Exercise task: Omit pictures and quote the listing below line by line, from its start through the line that holds "const ticksA = [0, 20, 40, 60, 80, 100];".

Supplied data:
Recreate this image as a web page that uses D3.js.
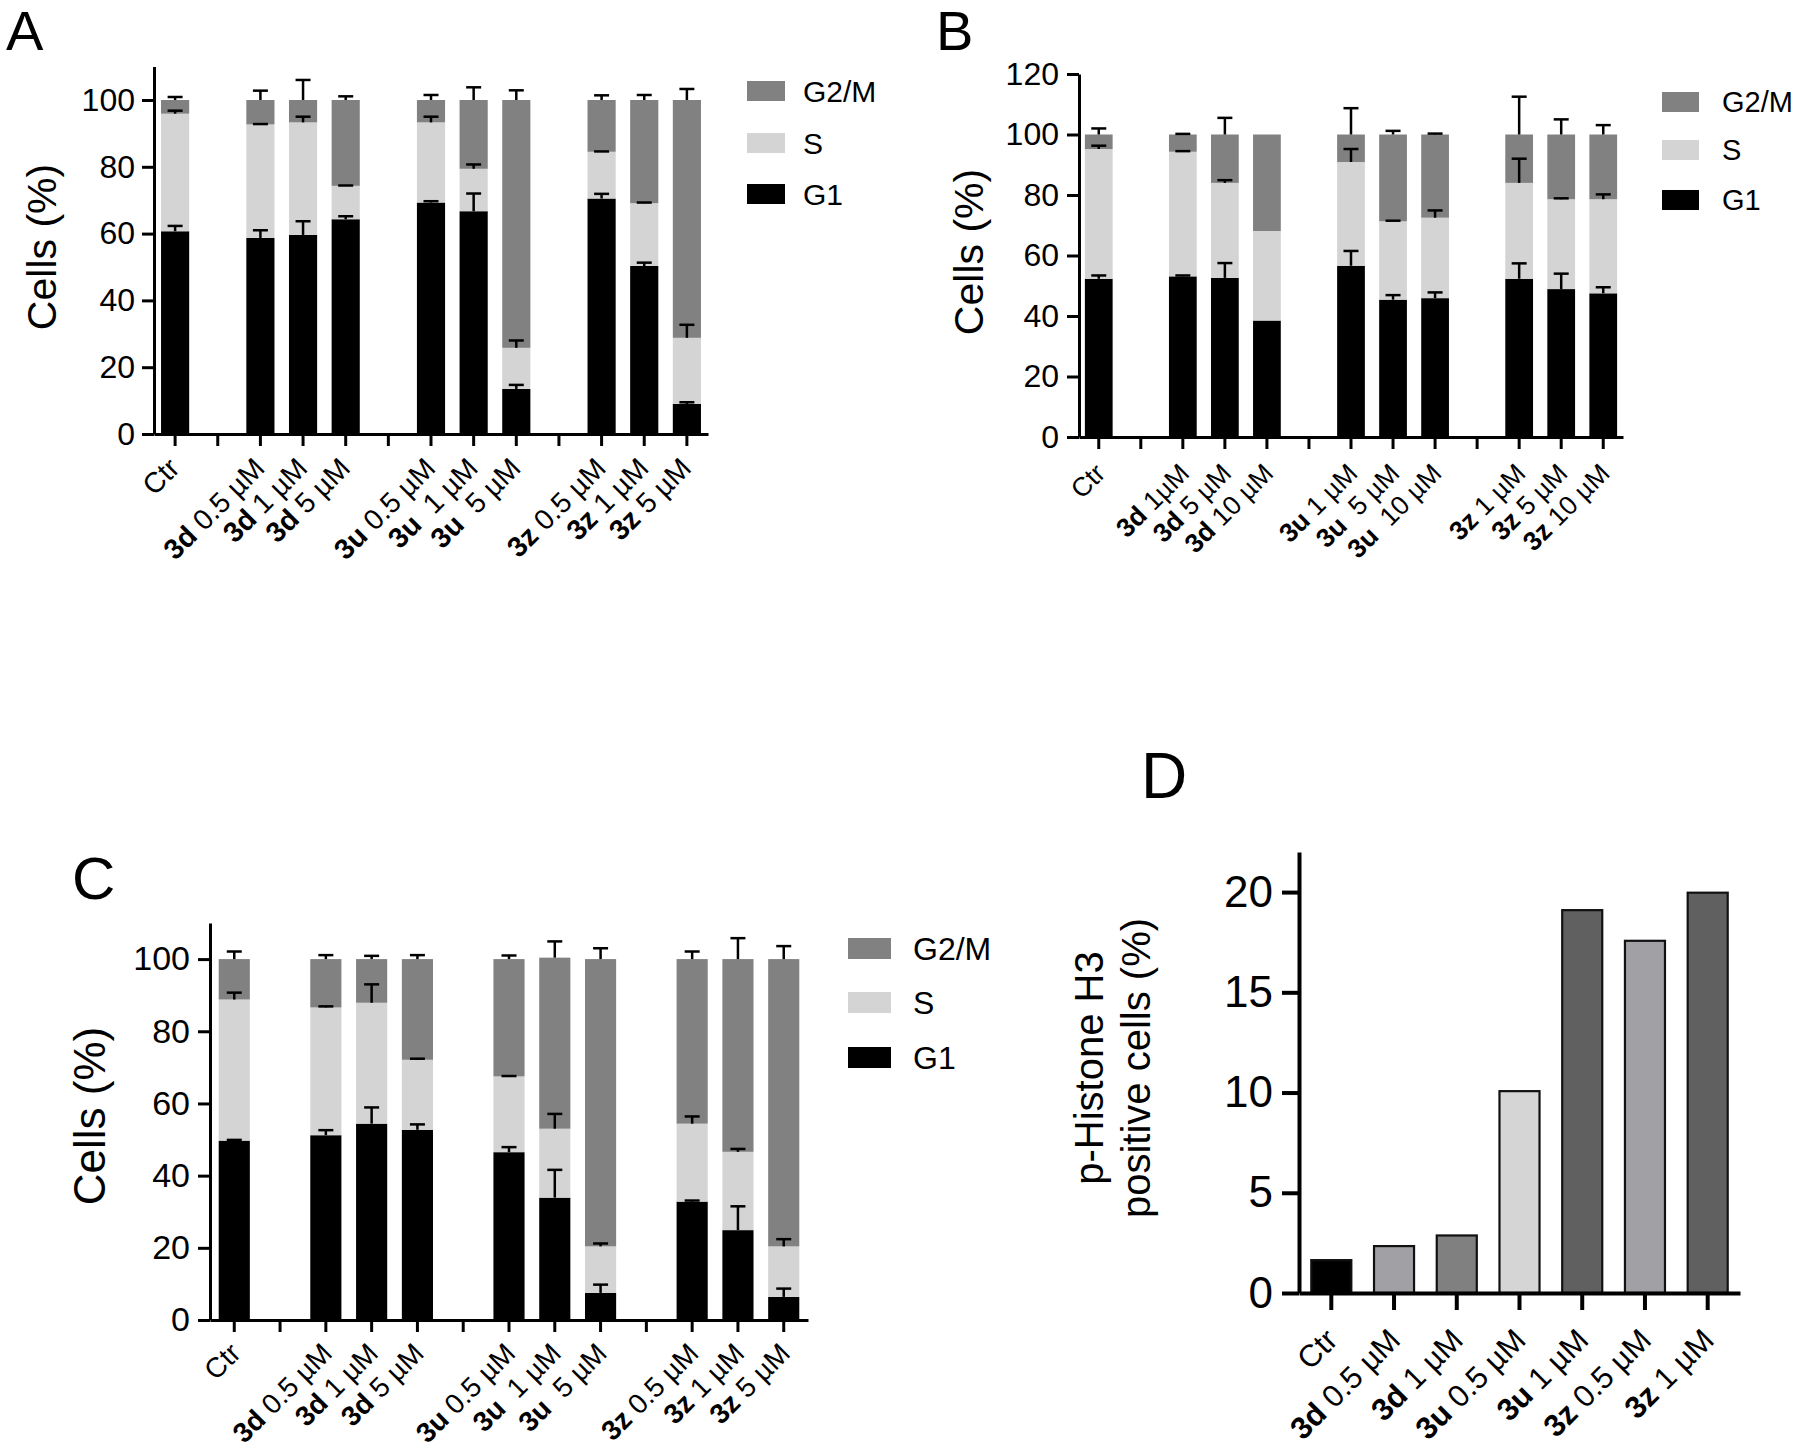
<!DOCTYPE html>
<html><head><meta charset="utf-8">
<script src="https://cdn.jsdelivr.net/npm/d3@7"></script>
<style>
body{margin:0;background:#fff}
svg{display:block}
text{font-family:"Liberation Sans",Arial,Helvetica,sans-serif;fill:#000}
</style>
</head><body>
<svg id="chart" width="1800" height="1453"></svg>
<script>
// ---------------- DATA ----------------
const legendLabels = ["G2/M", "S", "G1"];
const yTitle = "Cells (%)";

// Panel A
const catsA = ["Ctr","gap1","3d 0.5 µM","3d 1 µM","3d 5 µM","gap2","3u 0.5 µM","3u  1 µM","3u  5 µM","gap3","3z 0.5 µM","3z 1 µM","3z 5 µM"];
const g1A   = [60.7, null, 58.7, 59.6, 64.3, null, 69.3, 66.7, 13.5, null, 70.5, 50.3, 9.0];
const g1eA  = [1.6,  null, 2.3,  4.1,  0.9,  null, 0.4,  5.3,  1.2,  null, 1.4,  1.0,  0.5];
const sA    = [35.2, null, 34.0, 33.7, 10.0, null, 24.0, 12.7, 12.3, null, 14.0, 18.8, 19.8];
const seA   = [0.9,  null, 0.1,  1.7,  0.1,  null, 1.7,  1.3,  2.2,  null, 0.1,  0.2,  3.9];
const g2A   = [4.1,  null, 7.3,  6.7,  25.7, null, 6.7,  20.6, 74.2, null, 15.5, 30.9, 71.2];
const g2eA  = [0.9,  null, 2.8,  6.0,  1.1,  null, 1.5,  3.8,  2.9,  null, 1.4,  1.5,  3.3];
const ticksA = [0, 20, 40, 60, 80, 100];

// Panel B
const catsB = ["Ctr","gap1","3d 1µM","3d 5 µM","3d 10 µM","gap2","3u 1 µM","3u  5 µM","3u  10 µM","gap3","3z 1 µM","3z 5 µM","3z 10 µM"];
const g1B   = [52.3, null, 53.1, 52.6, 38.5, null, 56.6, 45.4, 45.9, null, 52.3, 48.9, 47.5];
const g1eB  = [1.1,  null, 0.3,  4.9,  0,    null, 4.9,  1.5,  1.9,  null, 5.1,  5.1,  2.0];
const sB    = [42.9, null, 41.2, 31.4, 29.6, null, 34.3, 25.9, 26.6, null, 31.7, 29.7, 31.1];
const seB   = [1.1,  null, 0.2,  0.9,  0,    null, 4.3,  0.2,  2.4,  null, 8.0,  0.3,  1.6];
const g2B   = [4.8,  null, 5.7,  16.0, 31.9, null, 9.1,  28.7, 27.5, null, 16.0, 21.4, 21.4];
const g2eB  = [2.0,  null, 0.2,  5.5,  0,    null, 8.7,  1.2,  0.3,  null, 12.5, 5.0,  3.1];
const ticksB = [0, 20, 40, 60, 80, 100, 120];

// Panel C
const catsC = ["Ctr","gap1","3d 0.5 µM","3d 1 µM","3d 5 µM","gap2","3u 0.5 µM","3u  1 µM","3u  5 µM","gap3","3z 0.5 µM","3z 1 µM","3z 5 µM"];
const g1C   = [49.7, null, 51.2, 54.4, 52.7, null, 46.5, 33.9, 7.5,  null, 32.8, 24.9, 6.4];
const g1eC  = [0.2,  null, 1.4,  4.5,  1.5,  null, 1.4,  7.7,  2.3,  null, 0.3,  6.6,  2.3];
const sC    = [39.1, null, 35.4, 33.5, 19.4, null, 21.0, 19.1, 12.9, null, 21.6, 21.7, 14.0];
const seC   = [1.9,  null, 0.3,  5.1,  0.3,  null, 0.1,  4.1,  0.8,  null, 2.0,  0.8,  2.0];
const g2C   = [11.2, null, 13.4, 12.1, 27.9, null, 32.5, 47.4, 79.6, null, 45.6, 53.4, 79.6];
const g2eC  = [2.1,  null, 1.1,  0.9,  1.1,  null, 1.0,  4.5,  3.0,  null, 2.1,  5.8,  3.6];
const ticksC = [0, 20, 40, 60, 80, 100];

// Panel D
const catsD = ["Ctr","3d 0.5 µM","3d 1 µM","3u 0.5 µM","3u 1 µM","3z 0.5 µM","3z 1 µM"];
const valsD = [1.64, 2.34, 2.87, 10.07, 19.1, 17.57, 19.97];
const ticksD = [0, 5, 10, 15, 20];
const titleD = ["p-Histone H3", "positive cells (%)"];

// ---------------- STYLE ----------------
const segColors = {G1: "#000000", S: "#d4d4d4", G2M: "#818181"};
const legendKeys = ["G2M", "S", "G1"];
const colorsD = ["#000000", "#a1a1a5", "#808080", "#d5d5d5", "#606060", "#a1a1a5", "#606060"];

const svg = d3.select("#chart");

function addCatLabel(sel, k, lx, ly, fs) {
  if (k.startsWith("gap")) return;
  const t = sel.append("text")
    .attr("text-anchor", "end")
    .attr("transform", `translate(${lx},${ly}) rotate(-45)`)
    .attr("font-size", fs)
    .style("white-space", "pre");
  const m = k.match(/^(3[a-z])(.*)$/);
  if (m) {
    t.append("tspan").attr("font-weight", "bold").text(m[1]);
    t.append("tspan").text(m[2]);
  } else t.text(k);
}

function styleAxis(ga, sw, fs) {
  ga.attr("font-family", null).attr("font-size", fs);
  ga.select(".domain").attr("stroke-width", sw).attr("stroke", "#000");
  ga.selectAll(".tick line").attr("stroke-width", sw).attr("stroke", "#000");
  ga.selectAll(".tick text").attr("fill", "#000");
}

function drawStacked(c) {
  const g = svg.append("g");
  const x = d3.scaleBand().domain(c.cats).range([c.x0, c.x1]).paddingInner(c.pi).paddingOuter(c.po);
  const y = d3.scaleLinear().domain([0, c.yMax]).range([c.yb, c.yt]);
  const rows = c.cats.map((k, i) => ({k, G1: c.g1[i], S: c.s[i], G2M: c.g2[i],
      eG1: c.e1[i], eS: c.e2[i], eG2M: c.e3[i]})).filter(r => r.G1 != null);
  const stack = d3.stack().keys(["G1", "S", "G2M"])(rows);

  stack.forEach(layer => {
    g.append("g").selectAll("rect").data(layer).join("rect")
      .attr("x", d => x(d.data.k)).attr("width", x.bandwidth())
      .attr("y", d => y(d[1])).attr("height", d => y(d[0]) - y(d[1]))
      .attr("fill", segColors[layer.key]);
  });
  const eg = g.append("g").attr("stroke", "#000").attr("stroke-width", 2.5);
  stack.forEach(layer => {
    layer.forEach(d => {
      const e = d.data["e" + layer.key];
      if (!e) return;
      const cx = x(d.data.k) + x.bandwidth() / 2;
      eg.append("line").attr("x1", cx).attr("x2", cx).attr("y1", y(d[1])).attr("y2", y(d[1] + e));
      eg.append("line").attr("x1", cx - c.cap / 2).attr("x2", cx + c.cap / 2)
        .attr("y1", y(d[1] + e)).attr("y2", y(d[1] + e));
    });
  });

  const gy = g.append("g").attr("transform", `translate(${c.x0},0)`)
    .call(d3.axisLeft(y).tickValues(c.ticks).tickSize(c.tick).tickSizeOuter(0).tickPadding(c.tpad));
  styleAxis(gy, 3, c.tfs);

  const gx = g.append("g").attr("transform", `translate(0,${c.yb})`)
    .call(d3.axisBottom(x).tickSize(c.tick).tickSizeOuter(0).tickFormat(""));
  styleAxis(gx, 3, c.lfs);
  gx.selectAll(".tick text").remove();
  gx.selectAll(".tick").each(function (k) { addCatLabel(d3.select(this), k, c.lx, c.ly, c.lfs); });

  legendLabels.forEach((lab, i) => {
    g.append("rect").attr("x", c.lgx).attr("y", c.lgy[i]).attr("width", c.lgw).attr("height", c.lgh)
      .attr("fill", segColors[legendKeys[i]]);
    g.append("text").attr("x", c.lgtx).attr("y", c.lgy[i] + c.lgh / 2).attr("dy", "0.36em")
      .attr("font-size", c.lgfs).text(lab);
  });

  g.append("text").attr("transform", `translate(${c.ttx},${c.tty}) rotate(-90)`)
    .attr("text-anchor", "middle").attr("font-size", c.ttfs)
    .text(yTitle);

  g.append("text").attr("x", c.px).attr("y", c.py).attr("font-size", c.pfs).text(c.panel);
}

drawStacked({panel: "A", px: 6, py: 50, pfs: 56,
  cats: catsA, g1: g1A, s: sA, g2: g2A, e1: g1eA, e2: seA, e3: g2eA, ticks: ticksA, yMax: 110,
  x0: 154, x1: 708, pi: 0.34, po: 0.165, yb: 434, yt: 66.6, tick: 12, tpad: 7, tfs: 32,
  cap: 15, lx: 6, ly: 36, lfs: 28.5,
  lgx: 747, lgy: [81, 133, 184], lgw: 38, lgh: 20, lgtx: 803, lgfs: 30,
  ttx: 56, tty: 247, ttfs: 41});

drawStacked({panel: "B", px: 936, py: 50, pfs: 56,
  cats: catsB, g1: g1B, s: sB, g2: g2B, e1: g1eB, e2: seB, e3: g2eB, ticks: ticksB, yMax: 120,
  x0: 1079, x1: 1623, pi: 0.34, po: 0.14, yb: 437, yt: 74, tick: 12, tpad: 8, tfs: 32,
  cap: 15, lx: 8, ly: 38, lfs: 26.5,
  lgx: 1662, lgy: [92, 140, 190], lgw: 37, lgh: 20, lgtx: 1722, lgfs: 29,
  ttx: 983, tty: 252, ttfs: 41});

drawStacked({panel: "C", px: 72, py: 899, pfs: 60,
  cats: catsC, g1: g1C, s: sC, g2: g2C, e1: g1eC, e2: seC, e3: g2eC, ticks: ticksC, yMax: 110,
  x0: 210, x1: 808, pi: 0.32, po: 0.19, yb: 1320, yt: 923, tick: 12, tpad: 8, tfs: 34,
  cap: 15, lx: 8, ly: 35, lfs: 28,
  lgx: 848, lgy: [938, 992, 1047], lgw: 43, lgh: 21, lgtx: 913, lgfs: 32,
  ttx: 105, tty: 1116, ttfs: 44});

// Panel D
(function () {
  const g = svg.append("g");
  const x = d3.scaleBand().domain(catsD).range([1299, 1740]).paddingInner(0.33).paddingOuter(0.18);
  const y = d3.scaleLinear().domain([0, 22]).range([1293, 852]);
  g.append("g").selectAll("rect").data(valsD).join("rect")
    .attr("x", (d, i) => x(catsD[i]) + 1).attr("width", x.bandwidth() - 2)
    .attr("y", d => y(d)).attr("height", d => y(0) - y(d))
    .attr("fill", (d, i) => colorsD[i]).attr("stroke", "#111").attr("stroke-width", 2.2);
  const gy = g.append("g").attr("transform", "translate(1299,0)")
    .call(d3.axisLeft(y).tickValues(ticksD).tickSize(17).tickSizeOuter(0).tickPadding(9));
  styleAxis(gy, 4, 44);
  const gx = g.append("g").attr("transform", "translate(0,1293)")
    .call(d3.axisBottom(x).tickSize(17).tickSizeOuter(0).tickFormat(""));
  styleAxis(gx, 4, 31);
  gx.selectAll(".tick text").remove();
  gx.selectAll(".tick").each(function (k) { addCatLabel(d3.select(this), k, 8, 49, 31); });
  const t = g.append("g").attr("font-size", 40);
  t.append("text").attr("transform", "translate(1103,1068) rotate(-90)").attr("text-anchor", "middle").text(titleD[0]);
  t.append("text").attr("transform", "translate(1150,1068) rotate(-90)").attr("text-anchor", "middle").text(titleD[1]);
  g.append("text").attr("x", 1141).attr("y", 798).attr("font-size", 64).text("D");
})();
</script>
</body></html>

Task output:
Recreate this image as a web page that uses D3.js.
<!DOCTYPE html>
<html><head><meta charset="utf-8">
<script src="https://cdn.jsdelivr.net/npm/d3@7"></script>
<style>
body{margin:0;background:#fff}
svg{display:block}
text{font-family:"Liberation Sans",Arial,Helvetica,sans-serif;fill:#000}
</style>
</head><body>
<svg id="chart" width="1800" height="1453"></svg>
<script>
// ---------------- DATA ----------------
const legendLabels = ["G2/M", "S", "G1"];
const yTitle = "Cells (%)";

// Panel A
const catsA = ["Ctr","gap1","3d 0.5 µM","3d 1 µM","3d 5 µM","gap2","3u 0.5 µM","3u  1 µM","3u  5 µM","gap3","3z 0.5 µM","3z 1 µM","3z 5 µM"];
const g1A   = [60.7, null, 58.7, 59.6, 64.3, null, 69.3, 66.7, 13.5, null, 70.5, 50.3, 9.0];
const g1eA  = [1.6,  null, 2.3,  4.1,  0.9,  null, 0.4,  5.3,  1.2,  null, 1.4,  1.0,  0.5];
const sA    = [35.2, null, 34.0, 33.7, 10.0, null, 24.0, 12.7, 12.3, null, 14.0, 18.8, 19.8];
const seA   = [0.9,  null, 0.1,  1.7,  0.1,  null, 1.7,  1.3,  2.2,  null, 0.1,  0.2,  3.9];
const g2A   = [4.1,  null, 7.3,  6.7,  25.7, null, 6.7,  20.6, 74.2, null, 15.5, 30.9, 71.2];
const g2eA  = [0.9,  null, 2.8,  6.0,  1.1,  null, 1.5,  3.8,  2.9,  null, 1.4,  1.5,  3.3];
const ticksA = [0, 20, 40, 60, 80, 100];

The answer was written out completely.